The new Census numbers are going to make life harder for Democrats

The new Census numbers are going to make life harder for DemocratsApril 26, 2021

Congressional Democrats’ hopes of holding onto the House of Representatives in the next election dimmed slightly Monday, with the new numbers from the U.S. Census Bureau showing a shift in the number of legislators up for seats in the upcoming race that, upon first glance, seems to favor traditionally Republican states.

On Monday, in a live broadcast, the Bureau released its 2020 Census Population Counts for Apportionment — the process by which it determines whether states gain, lose, or maintain their number of U.S. representatives, based on their population.

All told, California, Illinois, Michigan, New York, Ohio, Pennsylvania, and West Virginia will each lose one member of their congressional delegation in the upcoming 2022 midterm race.

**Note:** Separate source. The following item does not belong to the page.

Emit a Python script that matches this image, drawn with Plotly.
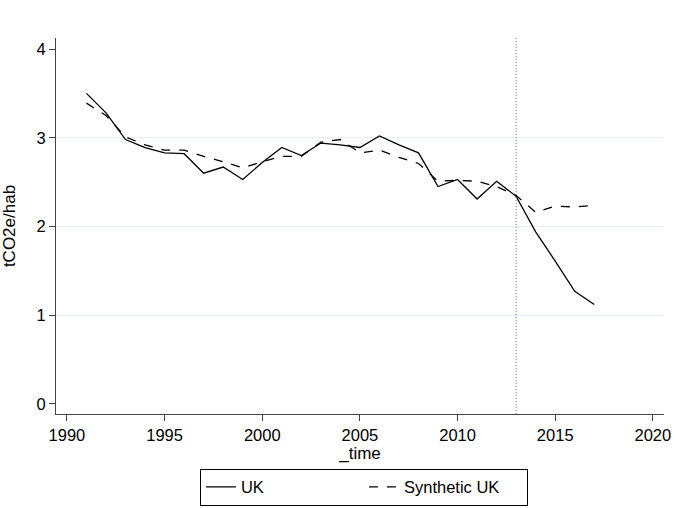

Conversely, a slate of broadly red states will be gaining seats. They are: Florida, Montana, Oregon, Colorado, and North Carolina. Texas will gain two new seats thanks to its population growth.

This is likely bad news for the Democratic Congressional Campaign Committee, which was already facing stiff headwinds to keep control of the House as we head into the 2022 midterms. Democrats currently hold a slim six-vote majority in Congress, with 218 members to Republicans’ 212. The addition of new seats in traditionally red states, coupled with the loss of seats in traditionally blue ones, will only increase the difficulty of maintaining that majority.

Similarly, the new Census apportionment data could complicate the next presidential race as well, with Electoral College votes also predicated on the same Census numbers. Once again, traditionally red states will have an increased weight in the total count, while blue ones will lose a portion of clout.

All told, the new count means the U.S grew at just under 7.5% to hit a population total of 331,449,281. Further data is forthcoming, as the Census Bureau continues to process numbers that will be used to actually determine how and where congressional districts will be redrawn. That information is expected to come later this summer.